A couple of 20 gal tanks would work well for weekend boondocking. Mine is meant to go for about a week without needing a trip to a dump station. (With careful water usage).

He's going to modify the 325 emblem by painting each number with the M colors for a subtle hint of its prowess. I should have taken a picture of the wagon's dash with the M cluster in it. There are a lot of electronics that need to be swapped as part of the transplant. He's already done the rear suspension swap and will transfer the front as part of putting the engine back in.(probably tomorrow) There are still a few interesting tweaks to do to make it all nice and happy but he has it under control. He's using the Go-Pro I bought him for Christmas to catch all of the interesting action and will put it up on the web when he is finished. I suspect he will show a run on the auto-cross course near the end of it. He took 1st place in his division last year. Won't have the vehicle done early enough to truly compete this year. His prior car was "totaled" at the end of winter. Someone in front of him jacked the brakes to not hit a rabbit...It had front end damage that was severe enough for the insurance company to declare it a total loss... but he bought it back and because it remained registered and insured by him through the whole process it was not issued a salvage title so he was able to sell it to someone willing to repair it for a price that was good for both of them. The proceeds from the insurance and the sale have totally financed this conversion and then some.

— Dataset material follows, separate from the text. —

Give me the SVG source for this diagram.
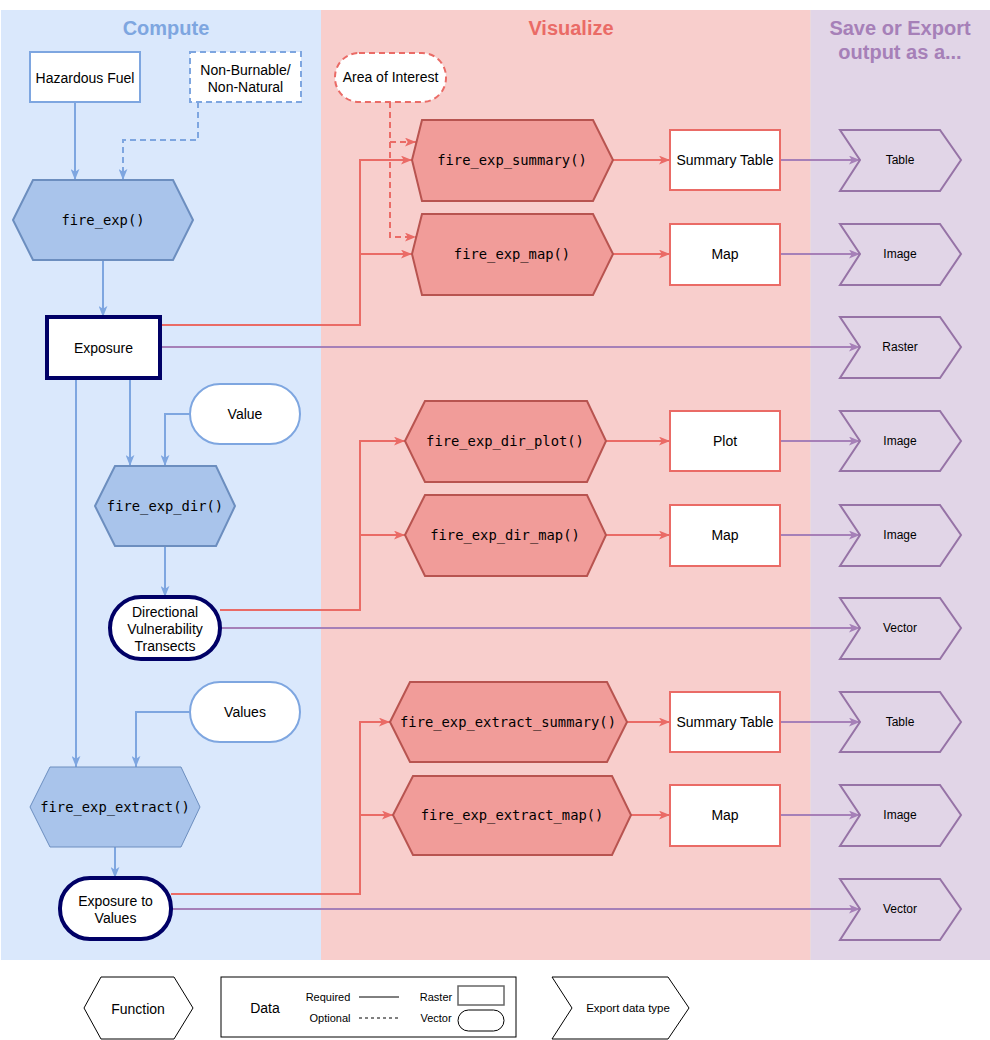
<svg xmlns="http://www.w3.org/2000/svg" width="990" height="1040" viewBox="0 0 990 1040">
<style>
.t{font-family:"Liberation Sans",Arial,sans-serif;font-size:14px;fill:#000;text-anchor:middle;dominant-baseline:central}
.ts{font-family:"Liberation Sans",Arial,sans-serif;font-size:12px;fill:#000;text-anchor:middle;dominant-baseline:central}
.tl{font-family:"Liberation Sans",Arial,sans-serif;font-size:11px;fill:#000;text-anchor:middle;dominant-baseline:central}
.m{font-family:"DejaVu Sans Mono","Liberation Mono",monospace;font-size:13.8px;fill:#000;text-anchor:middle;dominant-baseline:central}
.h{font-family:"Liberation Sans",Arial,sans-serif;font-size:20px;font-weight:bold;text-anchor:middle}
.bf{fill:#a9c4eb;stroke:#6c8ebf;stroke-width:2}
.rf{fill:#f19c99;stroke:#b85450;stroke-width:2}
.bd{fill:#fff;stroke:#7ea6e0;stroke-width:2}
.rd{fill:#fff;stroke:#ea6b66;stroke-width:2}
.nv{fill:#fff;stroke:#000066;stroke-width:4}
.pc{fill:#e1d5e7;stroke:#9673a6;stroke-width:2}
.lg{fill:#fff;stroke:#000;stroke-width:1}
.cb{fill:none;stroke:#7ea6e0;stroke-width:2;marker-end:url(#ab)}
.cr{fill:none;stroke:#ea6b66;stroke-width:2;marker-end:url(#ar)}
.cp{fill:none;stroke:#a680b8;stroke-width:2;marker-end:url(#ap)}
.dash{stroke-dasharray:6 4}
</style>
<defs>
<marker id="ab" viewBox="0 0 10 8" refX="10" refY="4" markerWidth="11" markerHeight="9" markerUnits="userSpaceOnUse" orient="auto"><path d="M0,0 L10,4 L0,8 L2.5,4 z" fill="#7ea6e0"/></marker>
<marker id="ar" viewBox="0 0 10 8" refX="10" refY="4" markerWidth="11" markerHeight="9" markerUnits="userSpaceOnUse" orient="auto"><path d="M0,0 L10,4 L0,8 L2.5,4 z" fill="#ea6b66"/></marker>
<marker id="ap" viewBox="0 0 10 8" refX="10" refY="4" markerWidth="11" markerHeight="9" markerUnits="userSpaceOnUse" orient="auto"><path d="M0,0 L10,4 L0,8 L2.5,4 z" fill="#a680b8"/></marker>
</defs>
<rect width="990" height="1040" fill="#fff"/>
<g id="panels">
<rect x="1" y="10" width="320" height="950" fill="#dae8fc"/>
<rect x="321" y="10" width="489" height="950" fill="#f8cecc"/>
<rect x="810" y="10" width="180" height="950" fill="#e1d5e7"/>
<line x1="810.5" y1="10" x2="810.5" y2="960" stroke="#ead9dd" stroke-width="1"/>
<text class="h" x="166" y="35" fill="#7ea6e0">Compute</text>
<text class="h" x="571" y="35" fill="#ea6b66">Visualize</text>
<text class="h" x="900" y="35" fill="#a680b8">Save or Export</text>
<text class="h" x="900" y="59" fill="#a680b8">output as a...</text>
</g>
<g id="connectors">
<path class="cb" d="M75,102 V180"/>
<path class="cb dash" d="M198,102 V140 H123 V180"/>
<path class="cb" d="M103,260 V317"/>
<path class="cb" d="M130,378 V466"/>
<path class="cb" d="M190,414 H165 V466"/>
<path class="cb" d="M165,546 V597"/>
<path class="cb" d="M76,378 V767"/>
<path class="cb" d="M190,712 H136 V767"/>
<path class="cb" d="M115,847 V878"/>
<path class="cr" d="M160,325 H360 V160 H412"/>
<path class="cr" d="M160,325 H360 V254 H412"/>
<path class="cr dash" d="M390,102 V142 H416"/>
<path class="cr dash" d="M390,102 V237 H416"/>
<path class="cr" d="M613,160 H670"/>
<path class="cr" d="M613,254 H670"/>
<path class="cr" d="M220,610 H360 V441 H405"/>
<path class="cr" d="M220,610 H360 V535 H405"/>
<path class="cr" d="M606,441 H670"/>
<path class="cr" d="M606,535 H670"/>
<path class="cr" d="M171,894 H360 V722 H390"/>
<path class="cr" d="M171,894 H360 V815 H393"/>
<path class="cr" d="M627,722 H670"/>
<path class="cr" d="M631,815 H670"/>
<path class="cp" d="M780,160 H860"/>
<path class="cp" d="M780,254 H860"/>
<path class="cp" d="M160,347 H860"/>
<path class="cp" d="M780,441 H860"/>
<path class="cp" d="M780,535 H860"/>
<path class="cp" d="M220,628 H860"/>
<path class="cp" d="M780,722 H860"/>
<path class="cp" d="M780,815 H860"/>
<path class="cp" d="M171,909 H860"/>
</g>
<g id="hazardous-fuel"><rect class="bd" x="30" y="52" width="110" height="50"/><text class="t" x="85" y="78">Hazardous Fuel</text></g>
<g id="non-burnable"><rect class="bd dash" x="190" y="52" width="111" height="50"/><text class="t" x="245.5" y="70">Non-Burnable/</text><text class="t" x="245.5" y="87">Non-Natural</text></g>
<g id="fire-exp"><polygon class="bf" points="13,220 33,180 173,180 193,220 173,260 33,260"/><text class="m" x="103" y="220">fire_exp()</text></g>
<g id="exposure"><rect class="nv" x="47" y="317" width="113" height="61"/><text class="t" x="103.5" y="348">Exposure</text></g>
<g id="value"><rect class="bd" x="190" y="384" width="110" height="60" rx="30"/><text class="t" x="245" y="414">Value</text></g>
<g id="fire-exp-dir"><polygon class="bf" points="95,506 115,466 216,466 235,506 216,546 115,546"/><text class="m" x="165" y="506">fire_exp_dir()</text></g>
<g id="directional"><rect class="nv" x="110" y="597" width="110" height="62" rx="31"/><text class="t" x="165" y="612">Directional</text><text class="t" x="165" y="629">Vulnerability</text><text class="t" x="165" y="646">Transects</text></g>
<g id="values"><rect class="bd" x="190" y="682" width="110" height="60" rx="30"/><text class="t" x="245" y="712">Values</text></g>
<g id="fire-exp-extract"><polygon class="bf" style="stroke-width:1" points="30,807 50,767 181,767 200,807 181,847 50,847"/><text class="m" x="115" y="807">fire_exp_extract()</text></g>
<g id="exposure-to-values"><rect class="nv" x="60" y="878" width="111" height="61" rx="30"/><text class="t" x="115.5" y="901">Exposure to</text><text class="t" x="115.5" y="918">Values</text></g>
<g id="area-of-interest"><rect class="rd dash" x="335" y="53" width="111" height="49" rx="24"/><text class="t" x="390.5" y="77">Area of Interest</text></g>
<g id="fire-exp-summary"><polygon class="rf" points="412,160 422,120 593,120 613,160 593,201 422,201"/><text class="m" x="512" y="160">fire_exp_summary()</text></g>
<g id="fire-exp-map"><polygon class="rf" points="412,254 422,214 593,214 613,254 593,295 422,295"/><text class="m" x="512" y="254">fire_exp_map()</text></g>
<g id="fire-exp-dir-plot"><polygon class="rf" points="405,441 425,401 587,401 606,441 587,482 425,482"/><text class="m" x="505" y="441">fire_exp_dir_plot()</text></g>
<g id="fire-exp-dir-map"><polygon class="rf" points="405,535 425,495 587,495 606,535 587,576 425,576"/><text class="m" x="505" y="535">fire_exp_dir_map()</text></g>
<g id="fire-exp-extract-summary"><polygon class="rf" points="390,722 410,682 607,682 627,722 607,762 410,762"/><text class="m" x="508" y="722">fire_exp_extract_summary()</text></g>
<g id="fire-exp-extract-map"><polygon class="rf" points="393,815 413,776 612,776 631,815 612,855 413,855"/><text class="m" x="512" y="815">fire_exp_extract_map()</text></g>
<g id="summary-table-1"><rect class="rd" x="670" y="130" width="110" height="60"/><text class="t" x="725" y="160">Summary Table</text></g>
<g id="map-1"><rect class="rd" x="670" y="224" width="110" height="61"/><text class="t" x="725" y="254">Map</text></g>
<g id="plot"><rect class="rd" x="670" y="411" width="110" height="60"/><text class="t" x="725" y="441">Plot</text></g>
<g id="map-2"><rect class="rd" x="670" y="505" width="110" height="61"/><text class="t" x="725" y="535">Map</text></g>
<g id="summary-table-2"><rect class="rd" x="670" y="692" width="110" height="60"/><text class="t" x="725" y="722">Summary Table</text></g>
<g id="map-3"><rect class="rd" x="670" y="785" width="110" height="61"/><text class="t" x="725" y="815">Map</text></g>
<g id="export-table-1"><polygon class="pc" points="840,130 940,130 961,160 940,191 840,191 860,160"/><text class="ts" x="900" y="160">Table</text></g>
<g id="export-image-1"><polygon class="pc" points="840,224 940,224 961,254 940,285 840,285 860,254"/><text class="ts" x="900" y="254">Image</text></g>
<g id="export-raster"><polygon class="pc" points="840,317 940,317 961,347 940,378 840,378 860,347"/><text class="ts" x="900" y="347">Raster</text></g>
<g id="export-image-2"><polygon class="pc" points="840,411 940,411 961,441 940,471 840,471 860,441"/><text class="ts" x="900" y="441">Image</text></g>
<g id="export-image-3"><polygon class="pc" points="840,505 940,505 961,535 940,566 840,566 860,535"/><text class="ts" x="900" y="535">Image</text></g>
<g id="export-vector-1"><polygon class="pc" points="840,598 940,598 961,628 940,659 840,659 860,628"/><text class="ts" x="900" y="628">Vector</text></g>
<g id="export-table-2"><polygon class="pc" points="840,692 940,692 961,722 940,752 840,752 860,722"/><text class="ts" x="900" y="722">Table</text></g>
<g id="export-image-4"><polygon class="pc" points="840,785 940,785 961,815 940,846 840,846 860,815"/><text class="ts" x="900" y="815">Image</text></g>
<g id="export-vector-2"><polygon class="pc" points="840,879 940,879 961,909 940,940 840,940 860,909"/><text class="ts" x="900" y="909">Vector</text></g>
<g id="legend-function"><polygon class="lg" points="84,1008 101,977 174,977 193,1008 174,1039 101,1039"/><text class="t" x="138" y="1009">Function</text></g>
<g id="legend-data">
<rect class="lg" x="221" y="977" width="295" height="60"/>
<text class="t" x="265" y="1008">Data</text>
<text class="tl" x="328" y="997">Required</text>
<line x1="359" y1="997" x2="399" y2="997" stroke="#000" stroke-width="1"/>
<text class="tl" x="330" y="1018">Optional</text>
<line x1="359" y1="1018" x2="399" y2="1018" stroke="#000" stroke-width="1" stroke-dasharray="3 3"/>
<text class="tl" x="436" y="997">Raster</text>
<rect x="458" y="986" width="46" height="19" fill="#fff" stroke="#666" stroke-width="1.5"/>
<text class="tl" x="436" y="1018">Vector</text>
<rect class="lg" x="458" y="1010" width="46" height="21" rx="10.5"/>
</g>
<g id="legend-export"><polygon class="lg" points="552,977 668,977 689,1008 668,1039 552,1039 572,1008"/><text class="ts" x="628" y="1008" style="font-size:11.5px">Export data type</text></g>
</svg>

I just came in from helping him... I had to hold the engine still while he went through the torquing procedure for replacing the connecting rod bearings.
He also went through the VANOS with a fine tooth comb. The engine has 100k on it since it was overhauled at 30K by a recall. He should be able to easily get another 100k out of the rebuild with minimal problems. His patience and attention to detail amazes me...the apple did not get far from the tree.